Non-resident landlords are completely different from UK residents with overseas property. The two get confused constantly, but the tax rules, the MTD timeline, and the practical challenges are entirely different.
Non-resident landlords have their own tax collection regime (the Non-Resident Landlord Scheme), their own MTD exemption timeline (exempt until April 2027), and their own set of operational challenges that make quarterly filing harder than it is for a UK-based landlord.
Government Gateway access from overseas, no UK bank account for bank feeds, time zone differences for quarterly approvals, and the interaction between the NRLS withholding and MTD reporting all create complications that generic MTD guidance does not address.
If you are new to MTD entirely, start with our main guide: MTD for Income Tax (MTD ITSA): The Complete 2026 Guide. This article assumes you understand the basics and focuses on what is different for non-residents.
Who Is a Non-Resident Landlord?
A non-resident landlord is anyone who receives rental income from UK property but is not UK tax resident. Tax residence is determined by the Statutory Residence Test (SRT), which looks at the number of days spent in the UK, the taxpayer’s connections to the UK, and whether they have a home here.
The SRT is complex and fact-specific. It is not simply a question of where you live most of the time.
Common non-resident landlord profiles include:
UK nationals living abroad (expatriates) who retain UK rental property, often a former family home let out while they work overseas
Foreign nationals who have invested in UK property but have never lived in the UK, common among investors from the Middle East, East Asia, and South Asia
Former UK residents who have emigrated but kept their UK property portfolio as a long-term investment
Overseas families where UK property is held by individual family members rather than through a company or trust
The distinction that matters for MTD purposes is tax residence, not nationality or domicile. A British citizen living in Dubai is a non-resident landlord. A French citizen living in London is not. The SRT determines the position, and where it is borderline, it needs proper analysis before any MTD decisions are made.
The MTD Exemption for Non-Resident Landlords
Non-resident landlords are temporarily exempt from MTD until April 2027. This exemption is automatic for anyone whose 2024/25 Self Assessment return included the SA109 residence supplementary pages.
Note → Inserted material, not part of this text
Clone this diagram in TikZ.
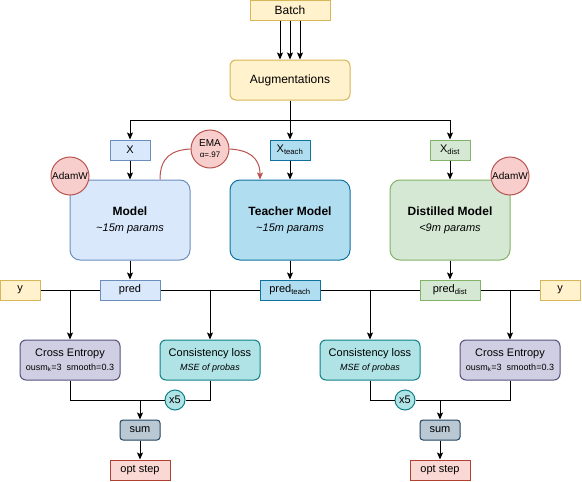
\documentclass[tikz,border=0pt]{standalone}
\usepackage{fontspec}
\setmainfont{Liberation Sans}
\usetikzlibrary{arrows.meta}

\definecolor{yelFill}{HTML}{FFF2CC}
\definecolor{yelLine}{HTML}{D6B656}
\definecolor{bluFill}{HTML}{DAE8FC}
\definecolor{bluLine}{HTML}{6C8EBF}
\definecolor{teaFill}{HTML}{B1DDF0}
\definecolor{teaLine}{HTML}{10739E}
\definecolor{grnFill}{HTML}{D5E8D4}
\definecolor{grnLine}{HTML}{82B366}
\definecolor{redFill}{HTML}{F8CECC}
\definecolor{redLine}{HTML}{B85450}
\definecolor{purFill}{HTML}{D0CEE2}
\definecolor{purLine}{HTML}{56517E}
\definecolor{cyaFill}{HTML}{B0E3E6}
\definecolor{cyaLine}{HTML}{0E8088}
\definecolor{gryFill}{HTML}{BAC8D3}
\definecolor{gryLine}{HTML}{23445D}
\definecolor{optFill}{HTML}{FAD9D5}
\definecolor{optLine}{HTML}{AE4132}

\newcommand{\fpx}[2]{\fontsize{#1}{#2}\selectfont}

\begin{document}
\begin{tikzpicture}[x=1pt,y=1pt,yscale=-1,xscale=1,
  arr/.style={-{Stealth[length=7pt,width=6pt,inset=1.5pt]}},
  wire/.style={line width=1pt},
  plain/.style={draw,line width=1pt,inner sep=0pt,align=center,font=\fpx{11}{13}},
  yel/.style={plain,fill=yelFill,draw=yelLine},
  blu/.style={plain,fill=bluFill,draw=bluLine},
  tea/.style={plain,fill=teaFill,draw=teaLine},
  grn/.style={plain,fill=grnFill,draw=grnLine},
  redc/.style={plain,circle,fill=redFill,draw=redLine,minimum size=38,font=\fpx{10}{11}},
  pur/.style={plain,fill=purFill,draw=purLine,rounded corners=6,minimum width=100,minimum height=40},
  cya/.style={plain,fill=cyaFill,draw=cyaLine},
  gry/.style={plain,fill=gryFill,draw=gryLine,rounded corners=3,minimum width=40,minimum height=20},
  opt/.style={plain,fill=optFill,draw=optLine,minimum width=60,minimum height=20},
  small/.style={minimum width=40,minimum height=20},
  predbox/.style={minimum width=60,minimum height=20},
  modelbox/.style={rounded corners=10,minimum width=120,minimum height=80},
  lossbox/.style={cya,rounded corners=6,minimum width=100,minimum height=40},
  times/.style={cya,circle,minimum size=20}]
\useasboundingbox (0,0) rectangle (582,482);

% input and augmentations
\node[yel,minimum width=80,minimum height=20,font=\fpx{12}{14}] (batch) at (290,10) {Batch};
\node[yel,rounded corners=6,minimum width=120,minimum height=40,font=\fpx{12}{14}] (aug) at (290,80) {Augmentations};
\foreach \dx in {-10,0,10}
  \draw[wire,arr] ([xshift=\dx]batch.south) -- ([xshift=\dx]aug.north);

% augmented inputs
\node[blu,small] (xin) at (130,150) {X};
\node[tea,small] (xteach) at (290,150) {X\textsubscript{teach}};
\node[grn,small] (xdist) at (450,150) {X\textsubscript{dist}};
\coordinate (split) at (290,120);
\draw[wire] (aug) -- (split);
\draw[wire,arr] (split) -| (xin);
\draw[wire,arr] (split) -- (xteach);
\draw[wire,arr] (split) -| (xdist);

% models
\node[blu,modelbox] (model) at (130,220) {{\fpx{12}{14}\bfseries Model}\\[3pt]{\fpx{11}{13}\itshape \textasciitilde15m params}};
\node[tea,modelbox] (teacher) at (290,220) {{\fpx{12}{14}\bfseries Teacher Model}\\[3pt]{\fpx{11}{13}\itshape \textasciitilde15m params}};
\node[grn,modelbox] (distilled) at (450,220) {{\fpx{12}{14}\bfseries Distilled Model}\\[3pt]{\fpx{11}{13}\itshape <9m params}};
\draw[wire,arr] (xin) -- (model);
\draw[wire,arr] (xteach) -- (teacher);
\draw[wire,arr] (xdist) -- (distilled);

% optimisers and EMA
\node[redc] (adamL) at (70,176) {AdamW};
\node[redc] (adamR) at (510,176) {AdamW};
\node[redc] (ema) at (210,149) {EMA\\[0pt]{\fpx{8}{9}α=.97}};
\draw[wire,draw=redLine] ([xshift=30]model.north) .. controls (160,157) and (172,150) .. (ema.west);
\draw[wire,arr,draw=redLine] (ema.east) .. controls (248,150) and (260,157) .. ([xshift=-30]teacher.north);

% predictions
\node[yel,small] (yL) at (20,290) {y};
\node[blu,predbox] (pred) at (130,290) {pred};
\node[tea,predbox] (predt) at (290,290) {pred\textsubscript{teach}};
\node[grn,predbox] (predd) at (450,290) {pred\textsubscript{dist}};
\node[yel,small] (yR) at (560,290) {y};
\draw[wire,arr] (model) -- (pred);
\draw[wire,arr] (teacher) -- (predt);
\draw[wire,arr] (distilled) -- (predd);
\draw[wire] (yL) -- (pred);
\draw[wire] (pred) -- (predt);
\draw[wire] (predt) -- (predd);
\draw[wire] (predd) -- (yR);

% losses
\node[pur] (ceL) at (70,360) {Cross Entropy\\[1pt]{\fpx{9}{11}ousm\textsubscript{k}=3\ \ smooth=0.3}};
\node[lossbox] (conL) at (210,360) {Consistency loss\\[1pt]{\fpx{9}{11}\itshape MSE of probas}};
\node[lossbox] (conR) at (370,360) {Consistency loss\\[1pt]{\fpx{9}{11}\itshape MSE of probas}};
\node[pur] (ceR) at (510,360) {Cross Entropy\\[1pt]{\fpx{9}{11}ousm\textsubscript{k}=3\ \ smooth=0.3}};
\coordinate (tA) at (70,290);
\coordinate (tB) at (210,290);
\coordinate (tC) at (370,290);
\coordinate (tD) at (510,290);
\draw[wire,arr] (tA) -- (ceL);
\draw[wire,arr] (tB) -- (conL);
\draw[wire,arr] (tC) -- (conR);
\draw[wire,arr] (tD) -- (ceR);

% weighting and sums
\node[times] (x5L) at (175,400) {x5};
\node[times] (x5R) at (405,400) {x5};
\coordinate (jL) at (140,400);
\coordinate (jR) at (440,400);
\node[gry] (sumL) at (140,430) {sum};
\node[gry] (sumR) at (440,430) {sum};
\node[opt] (optL) at (140,470) {opt step};
\node[opt] (optR) at (440,470) {opt step};
\draw[wire] (ceL) |- (jL);
\draw[wire] (conL) |- (x5L);
\draw[wire] (x5L) -- (jL);
\draw[wire,arr] (jL) -- (sumL);
\draw[wire,arr] (sumL) -- (optL);
\draw[wire] (conR) |- (x5R);
\draw[wire] (x5R) -- (jR);
\draw[wire] (ceR) |- (jR);
\draw[wire,arr] (jR) -- (sumR);
\draw[wire,arr] (sumR) -- (optR);
\end{tikzpicture}
\end{document}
No application to HMRC is required.
The exemption means the first mandated cohort of UK-resident taxpayers (those above £50,000 from April 2026) does not include non-residents.
But from April 2027, non-residents with qualifying income above £30,000 will be mandated into MTD. From April 2028, the threshold drops to £20,000. The exemption is a deferral, not an escape.
The No-NINO Double Protection
This is one of the most important points in this guide, and one that many advisers miss.
Non-resident landlords who do not have a UK National Insurance number benefit from two entirely separate exemptions: the temporary residence exemption (which expires in April 2027) and the permanent no-NINO exemption under Regulation 35 of the Income Tax (Digital Obligations) Regulations 2026, which has no expiry.
A non-resident with a UK NI number loses the residence exemption in April 2027 and must join MTD if their qualifying income exceeds £30,000.
A non-resident without an NI number is covered by the permanent exemption indefinitely, even after the residence exemption expires.
In practice, many non-residents who have previously worked in the UK, or British expats overseas, will have an NI number. Those who have never lived or worked in the UK typically will not.
Tip For Accountants
If you act for non-resident landlord clients, run through your client list now and identify which clients have a UK NI number and which do not. For those without one, the permanent exemption applies, and you can deprioritise MTD preparation for them. For those with one, April 2027 is the hard deadline.
The Non-Resident Landlord Scheme (NRLS)
The NRLS is an existing tax collection mechanism that has operated for years, entirely independently of MTD. Understanding how the two interact is essential.
MTD Does Not Replace the NRLS
This is a common misconception. MTD and the NRLS are two separate regimes that operate side by side. From April 2027, a non-resident landlord who is mandated into MTD will need to comply with both:
The NRLS continues to operate: the letting agent either withholds 20% (default) or pays gross (if NRL1 is approved).
MTD operates on top: the landlord (or their agent) keeps digital records, files quarterly updates, and submits a Final Declaration.
The NRLS is a payment collection mechanism. MTD is a reporting mechanism. Both apply simultaneously.
How the already deducted NRLS tax is handled under MTD
Where NRLS tax has been deducted by the letting agent (where the landlord does not have NRL1 gross payment approval), the tax already paid is credited against the landlord’s liability at the Final Declaration stage.
The quarterly updates report gross income and expenses in the normal way. The NRLS deduction is not reflected in the quarterly updates at all.
Where the landlord has NRL1 approval and receives rent gross, there is no NRLS deduction to account for. The MTD reporting works exactly as it does for a UK-resident landlord.
Warning For Accountants
If your client does not have NRL1 approval, the NRLS tax deducted by the agent needs to be tracked carefully for reconciliation at the Final Declaration. The letting agent should provide quarterly NRLS statements showing the tax withheld. Your software should accommodate the credit at year-end. Check this before the first filing cycle.